Título: A caravana passa
Autor: Celso Ming
Fonte: O Estado de São Paulo, 10/12/2005, Economia & Negócios, p. B2

A inflação (custo de vida) deste ano deve ficar mais perto dos 6% do que dos 5% e isso diz mais do que parece.

A evolução do IPCA em novembro, ontem divulgada pelo IBGE, ficou em 0,55%, dentro do que se esperava. É um número mais baixo do que o de outubro (0,75%) e reforça a percepção de que a cavalgada está perdendo força.
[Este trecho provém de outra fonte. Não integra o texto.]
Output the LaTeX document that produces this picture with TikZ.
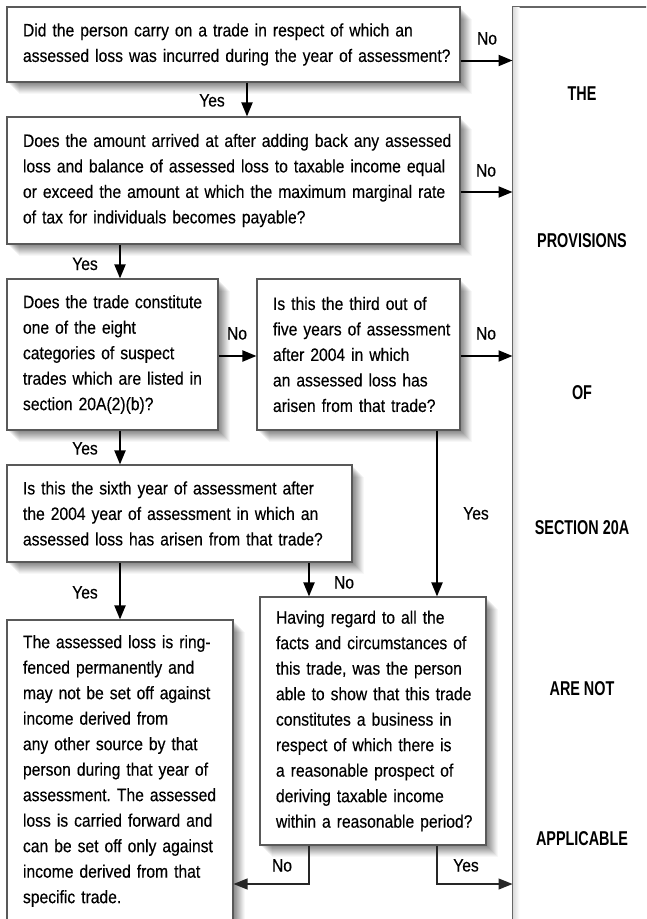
\documentclass[tikz,border=0pt]{standalone}
\usepackage{fontspec}
\setmainfont{Liberation Sans}[FakeStretch=0.87,FakeBold=0.3]
\newfontfamily\labfont{Liberation Sans}[FakeStretch=0.72]
\usetikzlibrary{arrows.meta,shadows}
\newcommand\ml[1]{\mbox{#1}}
\frenchspacing
\tikzset{
  shd/.style={
    drop shadow={shadow xshift=1pt,shadow yshift=-1pt,opacity=0.055,fill=black},
    drop shadow={shadow xshift=2pt,shadow yshift=-2pt,opacity=0.055,fill=black},
    drop shadow={shadow xshift=3pt,shadow yshift=-3pt,opacity=0.055,fill=black},
    drop shadow={shadow xshift=4pt,shadow yshift=-4pt,opacity=0.055,fill=black},
    drop shadow={shadow xshift=5pt,shadow yshift=-5pt,opacity=0.055,fill=black},
    drop shadow={shadow xshift=6pt,shadow yshift=-6pt,opacity=0.055,fill=black},
    drop shadow={shadow xshift=7pt,shadow yshift=-7pt,opacity=0.05,fill=black},
    drop shadow={shadow xshift=8pt,shadow yshift=-8pt,opacity=0.05,fill=black},
    drop shadow={shadow xshift=9pt,shadow yshift=-9pt,opacity=0.045,fill=black},
    drop shadow={shadow xshift=10pt,shadow yshift=-10pt,opacity=0.04,fill=black},
    drop shadow={shadow xshift=11pt,shadow yshift=-11pt,opacity=0.035,fill=black},
    drop shadow={shadow xshift=12pt,shadow yshift=-12pt,opacity=0.03,fill=black}},
  box/.style={shd, draw=black!65, line width=1.1pt, fill=white, align=left,
    inner xsep=16pt, inner ysep=0pt, font=\fontsize{18}{25.5}\selectfont},
  rbox/.style={draw=black!60, line width=1pt, fill=white},
  yn/.style={font=\fontsize{18}{22}\selectfont, anchor=base, inner sep=0pt},
  lab/.style={font=\labfont\bfseries\fontsize{20}{24}\selectfont, anchor=base, inner sep=0pt},
  arr/.style={draw=black, line width=2pt, -{Triangle[length=14pt,width=11pt]}},
  arrthin/.style={draw=black!85, line width=1.2pt, -{Triangle[length=14pt,width=11pt]}}
}
\begin{document}
\begin{tikzpicture}[x=1pt,y=-1pt]
\useasboundingbox (0,0) rectangle (646,919);
\fill[white] (0,0) rectangle (646,919);
\clip (0,0) rectangle (646,919);

% right column
\node[rbox, minimum width=190pt, minimum height=960pt, inner sep=0pt] (rb) at (608,487) {};
\shade[left color=black!14, right color=white] ([xshift=0.5pt,yshift=-0.5pt]rb.north west) rectangle ([xshift=7pt]rb.south west);
\draw[black!60, line width=1pt] (rb.north east) -- (rb.north west) -- (rb.south west);
\node[lab] (t1) at (582,100) {THE};
\node[lab] (t2) at (582,247) {PROVISIONS};
\node[lab] (t3) at (582,399) {OF};
\node[lab] (t4) at (582,534) {SECTION 20A};
\node[lab] (t5) at (582,695) {ARE NOT};
\node[lab] (t6) at (582,845) {APPLICABLE};

% question boxes
\node[box, text width=421pt, minimum height=75pt] (b1) at (233.5,44.5)
  {\ml{Did the person carry on a trade in respect of which an}\\
   \ml{assessed loss was incurred during the year of assessment?}};
\node[box, text width=421pt, minimum height=127pt] (b2) at (233.5,180.5)
  {\ml{Does the amount arrived at after adding back any assessed}\\
   \ml{loss and balance of assessed loss to taxable income equal}\\
   \ml{or exceed the amount at which the maximum marginal rate}\\
   \ml{of tax for individuals becomes payable?}};
\node[box, text width=179pt, minimum height=151pt] (b3) at (112.5,354.5)
  {\ml{Does the trade constitute}\\
   \ml{one of the eight}\\
   \ml{categories of suspect}\\
   \ml{trades which are listed in}\\
   \ml{section 20A(2)(b)?}};
\node[box, text width=171pt, minimum height=151pt] (b4) at (358.5,354.5)
  {\ml{Is this the third out of}\\
   \ml{five years of assessment}\\
   \ml{after 2004 in which}\\
   \ml{an assessed loss has}\\
   \ml{arisen from that trade?}};
\node[box, text width=313pt, minimum height=97pt] (b5) at (179.5,513.5)
  {\ml{Is this the sixth year of assessment after}\\
   \ml{the 2004 year of assessment in which an}\\
   \ml{assessed loss has arisen from that trade?}};
\node[box, text width=194pt, minimum height=302pt] (b6) at (120,771)
  {\ml{The assessed loss is ring-}\\
   \ml{fenced permanently and}\\
   \ml{may not be set off against}\\
   \ml{income derived from}\\
   \ml{any other source by that}\\
   \ml{person during that year of}\\
   \ml{assessment. The assessed}\\
   \ml{loss is carried forward and}\\
   \ml{can be set off only against}\\
   \ml{income derived from that}\\
   \ml{specific trade.}};
\node[box, text width=194pt, minimum height=248pt] (b7) at (373,721)
  {\ml{Having regard to all the}\\
   \ml{facts and circumstances of}\\
   \ml{this trade, was the person}\\
   \ml{able to show that this trade}\\
   \ml{constitutes a business in}\\
   \ml{respect of which there is}\\
   \ml{a reasonable prospect of}\\
   \ml{deriving taxable income}\\
   \ml{within a reasonable period?}};

% helper coordinates
\coordinate (p1) at ([yshift=-16pt]b1.east);
\coordinate (p2) at ([yshift=-11.5pt]b2.east);
\coordinate (p3) at ([yshift=-1.5pt]b3.east);
\coordinate (p4) at ([yshift=-1.5pt]b4.east);
\coordinate (q1) at ([xshift=13.5pt]b1.south);
\coordinate (q2) at ([xshift=7.5pt]b3.north);
\coordinate (q3) at ([xshift=7.5pt]b3.south);
\coordinate (q4) at ([xshift=78.5pt]b4.south);
\coordinate (q5) at ([xshift=-64pt]b7.north);
\coordinate (q6) at ([xshift=-64pt]b7.south);
\coordinate (q7) at ([xshift=64pt]b7.south);
\coordinate (yl) at (0,884);

% connectors
\draw[arr] (p1) -- (p1 -| rb.west);
\draw[arr] (p2) -- (p2 -| rb.west);
\draw[arr] (p3) -- (p3 -| b4.west);
\draw[arr] (p4) -- (p4 -| rb.west);
\draw[arr] (q1) -- (q1 |- b2.north);
\draw[arr] (q2 |- b2.south) -- (q2);
\draw[arr] (q3) -- (q3 |- b5.north);
\draw[arr] (q4) -- (q4 |- b7.north);
\draw[arr] (b6.north |- b5.south) -- (b6.north);
\draw[arr] (q5 |- b5.south) -- (q5);
\draw[arrthin] (q6) |- (b6.east |- yl);
\draw[arrthin] (q7) |- (rb.west |- yl);

% connector labels
\node[yn] (n1) at (487,44.5) {No};
\node[yn] (y1) at (212,106.5) {Yes};
\node[yn] (n2) at (486,176.5) {No};
\node[yn] (y2) at (85,270) {Yes};
\node[yn] (n3) at (237,339.5) {No};
\node[yn] (n4) at (486,339.5) {No};
\node[yn] (y3) at (85,454.5) {Yes};
\node[yn] (y4) at (476,519.5) {Yes};
\node[yn] (y5) at (85,598.5) {Yes};
\node[yn] (n5) at (344,588.5) {No};
\node[yn] (n6) at (282,871.5) {No};
\node[yn] (y6) at (466,871.5) {Yes};
\end{tikzpicture}
\end{document}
A inflação acumulada em 2005 até novembro já é de 5,3% e, em 12 meses (novembro a novembro), de 6,2%. Bastará que dezembro traga um IPCA ligeiramente acima de 0,5% para que o ano aponte para inflação entre 5,8% e 6,0%. Por aí já dá para ver que o sacrifício deste ano só conseguiu baixar a inflação dos 7,6%, verificados no ano passado, para os prováveis 5,9% deste ano, o que não é pouco.

Do ponto de vista estritamente técnico, essas considerações dão razão ao Banco Central quando sustenta que, se é para cumprir a meta deste ano, de uma inflação não superior a 5,1%, os juros não poderiam ter ficado abaixo do que estiveram.

É claro que isso não mata o assunto. É preciso perguntar se a sociedade está disposta a aturar o arrocho monetário e a suportar um crescimento econômico medíocre para ter inflação mais baixa. O tiroteio contra o Banco Central e sua política de juros, depois que o País soube do tamanho do PIB do terceiro trimestre, pareceu indicar que a sociedade está clamando por afrouxamento.

Mas as pessoas são volúveis. Basta que a inflação saia do caminho da roça para que os mesmos que hoje gritam por mais crescimento peçam mão pesada contra a deterioração do poder aquisitivo do consumidor.

Por enquanto, a inflação não está saindo do caminho da roça. Quem olha para frente vê que em 2006 o combate à inflação será mais fácil do que foi em 2005 e que a meta de 4,5% não está fora de propósito.

Dois fatores decisivos concorrem para isso. O primeiro é o dólar barato. Apesar da reação dos últimos dois dias, nada indica disparada altista do dólar que concorresse para elevar os preços em reais dos produtos importados. Ao contrário, as projeções apontam para um superávit comercial (exportações menos importações) em 2006 perto dos US$ 36 bilhões.

O segundo fator, que deverá manter a inflação sob controle é o baixo reajuste esperado nos preços administrados. Eles pesam cerca de 30% no IPCA (inflação oficial) e não são atingidos pela alta dos juros. Na categoria estão insumos, mercadorias e serviços (energia elétrica, tarifas telefônicas e aluguéis), cujos valores são corrigidos, pela lei ou por contrato, pelo IGP-M, Índice Geral de Preços do Mercado.

Neste ano, o IGP-M terá uma variação próxima de 1,5%. Ao contrário do que aconteceu em anos anteriores, daqui para frente o IGP-M conduzirá a reajustes dos preços administrados bem abaixo da inflação e, nessas condições, jogará a favor da inflação descendente.

De qualquer forma, a inflação deste ano mais perto dos 6% reforça apostas de que a próxima reunião do Copom, agendada para terça e quarta-feira, seguirá no ritmo atual, de corte comedido dos juros, de 0,5 ponto porcentual por vez. A reação dentro e fora do governo a esse passo de dança será o coro indignado de sempre. E o Banco Central ouvirá tudo com a cabeça de quem pensa num velho ditado. "A caravana passa", dirá Henrique Meirelles. E será assim enquanto o presidente Lula bancar o jogo do Banco Central.

E, cá entre nós, quem disse há alguns dias, que providenciaria "um ajuste na política econômica" que sairia ainda na semana passada e depois não fez nada, não pretende desbancar o jogo do Banco Central.